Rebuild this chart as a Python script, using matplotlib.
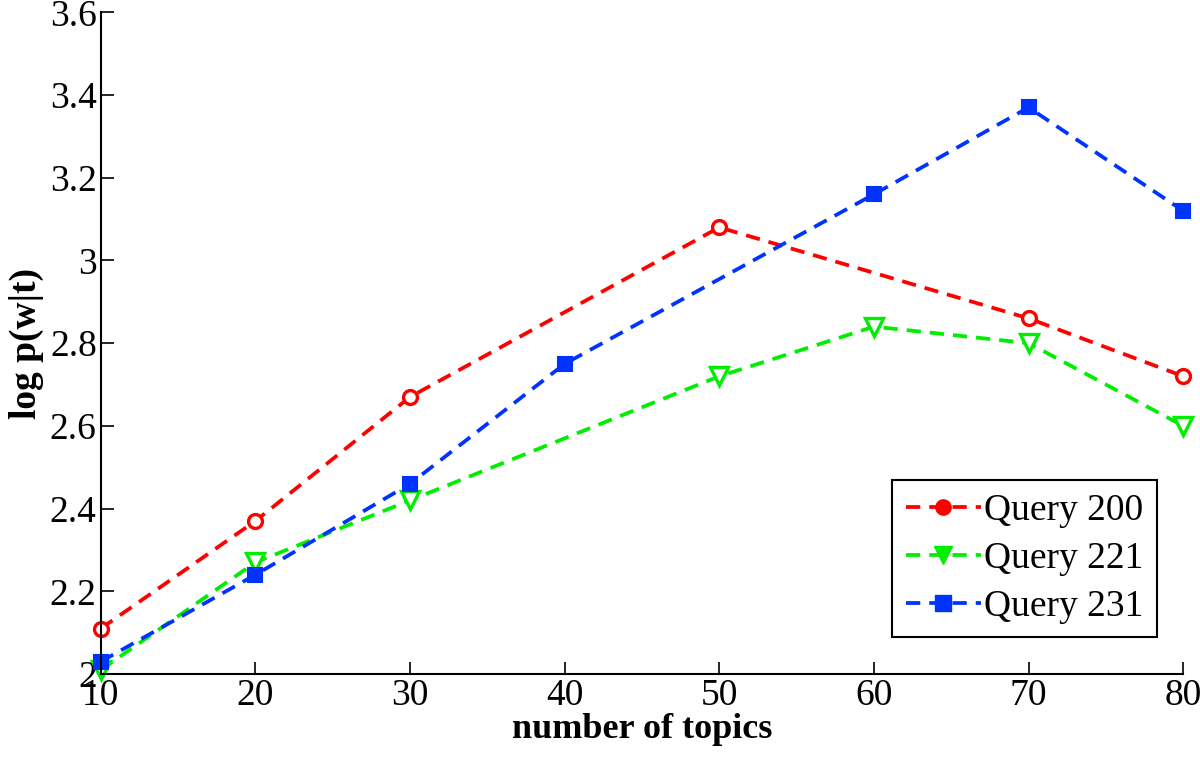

##############################

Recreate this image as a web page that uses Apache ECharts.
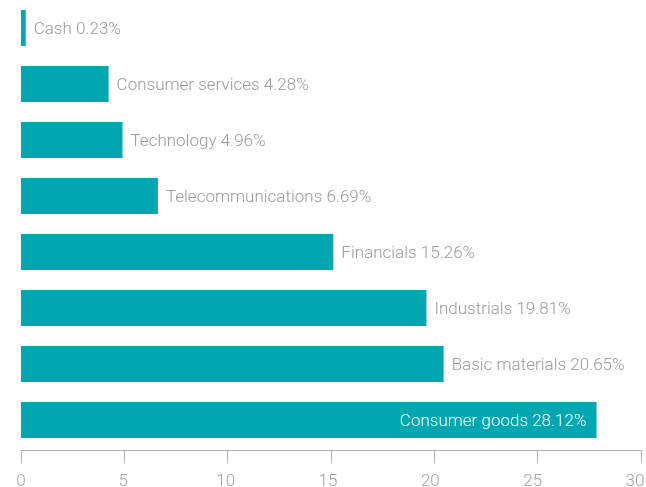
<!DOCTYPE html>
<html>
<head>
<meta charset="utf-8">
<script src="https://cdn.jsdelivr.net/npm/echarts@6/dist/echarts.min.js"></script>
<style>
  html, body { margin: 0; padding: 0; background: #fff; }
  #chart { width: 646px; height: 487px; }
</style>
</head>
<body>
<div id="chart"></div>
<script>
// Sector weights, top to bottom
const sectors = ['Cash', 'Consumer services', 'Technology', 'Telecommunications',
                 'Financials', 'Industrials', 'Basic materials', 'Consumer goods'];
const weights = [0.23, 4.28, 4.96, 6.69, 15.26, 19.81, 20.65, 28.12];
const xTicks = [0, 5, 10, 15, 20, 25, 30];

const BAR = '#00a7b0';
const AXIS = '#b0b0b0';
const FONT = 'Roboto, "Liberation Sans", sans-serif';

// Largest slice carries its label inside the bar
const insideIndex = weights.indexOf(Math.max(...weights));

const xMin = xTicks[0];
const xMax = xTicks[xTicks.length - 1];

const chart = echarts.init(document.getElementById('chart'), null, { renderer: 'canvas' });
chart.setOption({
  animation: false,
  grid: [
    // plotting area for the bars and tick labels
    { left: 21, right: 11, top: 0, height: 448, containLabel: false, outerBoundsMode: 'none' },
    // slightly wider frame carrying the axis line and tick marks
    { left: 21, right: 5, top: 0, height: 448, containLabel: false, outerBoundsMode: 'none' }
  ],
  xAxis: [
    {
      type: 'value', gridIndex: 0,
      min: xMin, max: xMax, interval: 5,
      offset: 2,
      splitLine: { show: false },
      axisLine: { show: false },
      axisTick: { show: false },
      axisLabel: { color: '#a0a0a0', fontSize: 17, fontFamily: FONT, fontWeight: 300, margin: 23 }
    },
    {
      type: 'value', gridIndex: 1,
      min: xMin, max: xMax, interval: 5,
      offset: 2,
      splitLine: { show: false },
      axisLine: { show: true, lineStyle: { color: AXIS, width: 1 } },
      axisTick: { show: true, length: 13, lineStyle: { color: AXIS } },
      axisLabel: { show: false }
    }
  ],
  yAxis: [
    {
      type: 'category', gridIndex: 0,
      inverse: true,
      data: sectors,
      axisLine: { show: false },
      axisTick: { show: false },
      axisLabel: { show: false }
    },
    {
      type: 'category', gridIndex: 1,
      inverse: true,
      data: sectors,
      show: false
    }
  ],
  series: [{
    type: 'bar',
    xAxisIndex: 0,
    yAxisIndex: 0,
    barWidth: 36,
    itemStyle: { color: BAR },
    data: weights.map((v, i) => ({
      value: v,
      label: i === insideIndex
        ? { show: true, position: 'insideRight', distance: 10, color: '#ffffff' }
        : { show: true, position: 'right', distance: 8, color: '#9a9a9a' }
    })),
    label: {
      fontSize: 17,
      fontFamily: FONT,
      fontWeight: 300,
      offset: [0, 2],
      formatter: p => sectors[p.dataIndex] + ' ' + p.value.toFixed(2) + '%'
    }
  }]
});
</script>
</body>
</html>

##############################

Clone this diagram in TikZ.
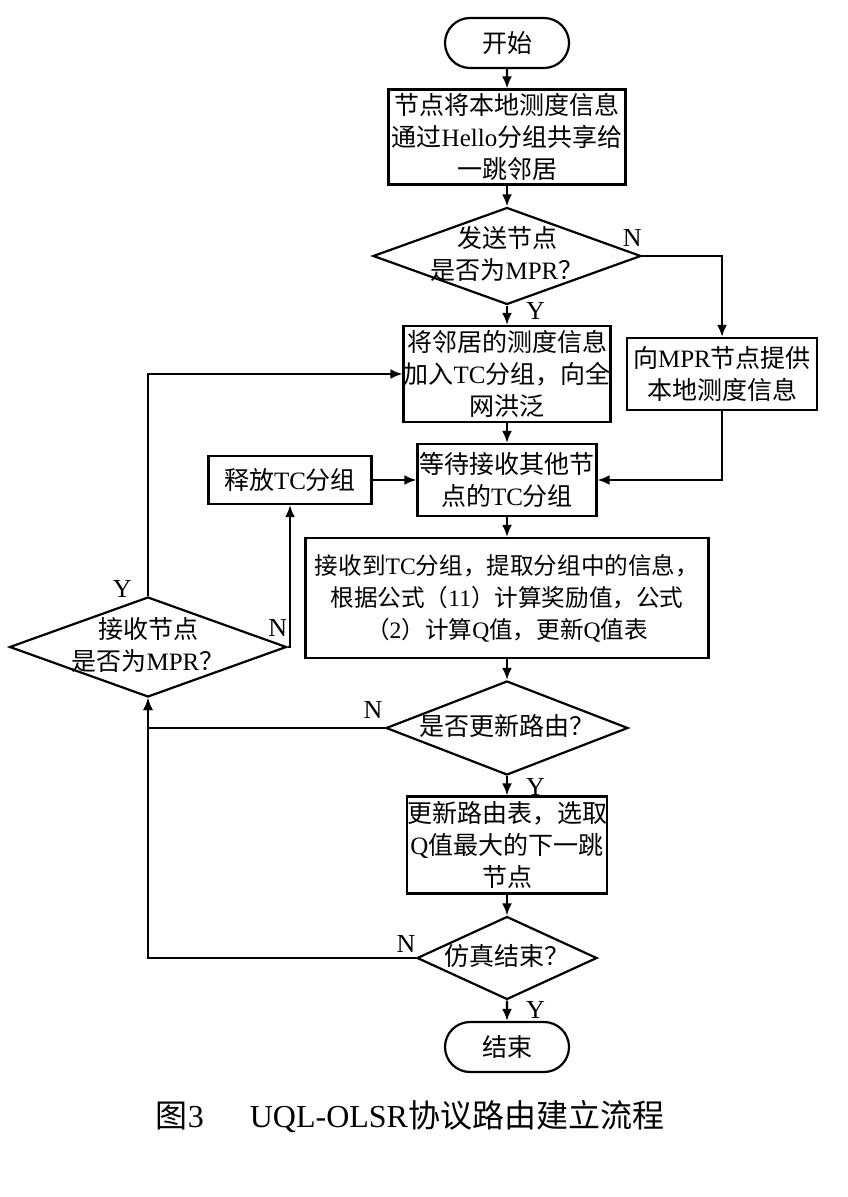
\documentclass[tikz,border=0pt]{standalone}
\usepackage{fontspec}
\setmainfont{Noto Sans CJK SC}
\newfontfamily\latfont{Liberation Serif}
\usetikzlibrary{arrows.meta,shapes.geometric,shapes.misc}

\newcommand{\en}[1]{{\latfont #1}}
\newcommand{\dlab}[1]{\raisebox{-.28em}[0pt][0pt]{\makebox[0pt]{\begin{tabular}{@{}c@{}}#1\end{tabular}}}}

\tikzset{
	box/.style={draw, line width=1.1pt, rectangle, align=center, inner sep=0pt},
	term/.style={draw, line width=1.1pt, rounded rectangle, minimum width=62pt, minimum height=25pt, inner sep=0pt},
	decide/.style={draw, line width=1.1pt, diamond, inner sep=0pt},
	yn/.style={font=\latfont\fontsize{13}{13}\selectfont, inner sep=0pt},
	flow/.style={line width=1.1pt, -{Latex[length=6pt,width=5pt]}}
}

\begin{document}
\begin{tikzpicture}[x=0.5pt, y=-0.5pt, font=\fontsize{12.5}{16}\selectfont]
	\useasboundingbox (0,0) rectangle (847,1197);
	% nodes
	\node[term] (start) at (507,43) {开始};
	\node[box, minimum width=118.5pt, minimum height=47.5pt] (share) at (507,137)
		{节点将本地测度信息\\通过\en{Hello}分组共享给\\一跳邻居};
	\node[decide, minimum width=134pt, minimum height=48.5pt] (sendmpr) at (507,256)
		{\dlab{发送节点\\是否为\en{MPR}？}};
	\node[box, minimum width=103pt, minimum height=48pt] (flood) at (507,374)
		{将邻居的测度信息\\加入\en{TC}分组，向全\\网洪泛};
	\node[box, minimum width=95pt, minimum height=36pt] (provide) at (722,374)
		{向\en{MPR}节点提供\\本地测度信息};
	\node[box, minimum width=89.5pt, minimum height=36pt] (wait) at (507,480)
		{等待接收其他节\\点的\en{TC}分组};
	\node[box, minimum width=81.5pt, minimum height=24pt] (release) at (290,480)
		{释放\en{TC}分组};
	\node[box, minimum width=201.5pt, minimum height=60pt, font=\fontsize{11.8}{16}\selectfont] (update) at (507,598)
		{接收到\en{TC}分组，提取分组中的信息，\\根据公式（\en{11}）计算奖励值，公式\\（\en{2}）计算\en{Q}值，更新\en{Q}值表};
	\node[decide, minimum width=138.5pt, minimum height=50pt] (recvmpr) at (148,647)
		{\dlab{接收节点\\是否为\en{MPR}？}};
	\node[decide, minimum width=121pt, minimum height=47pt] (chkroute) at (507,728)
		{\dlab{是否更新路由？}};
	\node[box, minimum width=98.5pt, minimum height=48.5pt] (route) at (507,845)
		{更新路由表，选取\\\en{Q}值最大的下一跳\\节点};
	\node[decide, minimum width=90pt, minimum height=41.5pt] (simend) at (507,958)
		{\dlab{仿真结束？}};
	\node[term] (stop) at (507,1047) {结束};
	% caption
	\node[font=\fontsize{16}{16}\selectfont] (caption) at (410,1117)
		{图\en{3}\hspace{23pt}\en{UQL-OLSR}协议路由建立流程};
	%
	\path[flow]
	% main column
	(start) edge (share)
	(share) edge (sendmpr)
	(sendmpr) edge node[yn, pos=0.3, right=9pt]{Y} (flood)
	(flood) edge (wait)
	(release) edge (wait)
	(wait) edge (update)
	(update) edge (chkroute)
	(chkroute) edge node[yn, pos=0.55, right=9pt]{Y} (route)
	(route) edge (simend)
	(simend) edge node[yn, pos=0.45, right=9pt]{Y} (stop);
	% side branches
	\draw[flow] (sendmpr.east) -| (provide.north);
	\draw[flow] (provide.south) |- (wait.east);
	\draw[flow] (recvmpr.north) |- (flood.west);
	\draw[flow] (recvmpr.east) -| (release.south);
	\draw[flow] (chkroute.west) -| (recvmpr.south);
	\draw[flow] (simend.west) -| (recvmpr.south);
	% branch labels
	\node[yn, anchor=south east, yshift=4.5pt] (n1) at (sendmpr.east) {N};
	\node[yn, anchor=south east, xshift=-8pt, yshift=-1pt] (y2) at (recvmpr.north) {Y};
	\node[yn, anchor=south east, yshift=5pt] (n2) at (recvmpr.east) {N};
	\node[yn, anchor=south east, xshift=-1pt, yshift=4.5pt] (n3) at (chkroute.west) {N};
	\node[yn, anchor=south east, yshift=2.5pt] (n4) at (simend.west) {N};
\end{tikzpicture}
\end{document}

##############################

### Written instruction:
Retype the section that opens with the line holding "Recreate this image" and closes with the line holding "const xMax = xTicks[xTicks.length - 1];", exactly as it reads, without any pictures.

### Solution to the problem:
Recreate this image as a web page that uses Apache ECharts.
<!DOCTYPE html>
<html>
<head>
<meta charset="utf-8">
<script src="https://cdn.jsdelivr.net/npm/echarts@6/dist/echarts.min.js"></script>
<style>
  html, body { margin: 0; padding: 0; background: #fff; }
  #chart { width: 646px; height: 487px; }
</style>
</head>
<body>
<div id="chart"></div>
<script>
// Sector weights, top to bottom
const sectors = ['Cash', 'Consumer services', 'Technology', 'Telecommunications',
                 'Financials', 'Industrials', 'Basic materials', 'Consumer goods'];
const weights = [0.23, 4.28, 4.96, 6.69, 15.26, 19.81, 20.65, 28.12];
const xTicks = [0, 5, 10, 15, 20, 25, 30];

const BAR = '#00a7b0';
const AXIS = '#b0b0b0';
const FONT = 'Roboto, "Liberation Sans", sans-serif';

// Largest slice carries its label inside the bar
const insideIndex = weights.indexOf(Math.max(...weights));

const xMin = xTicks[0];
const xMax = xTicks[xTicks.length - 1];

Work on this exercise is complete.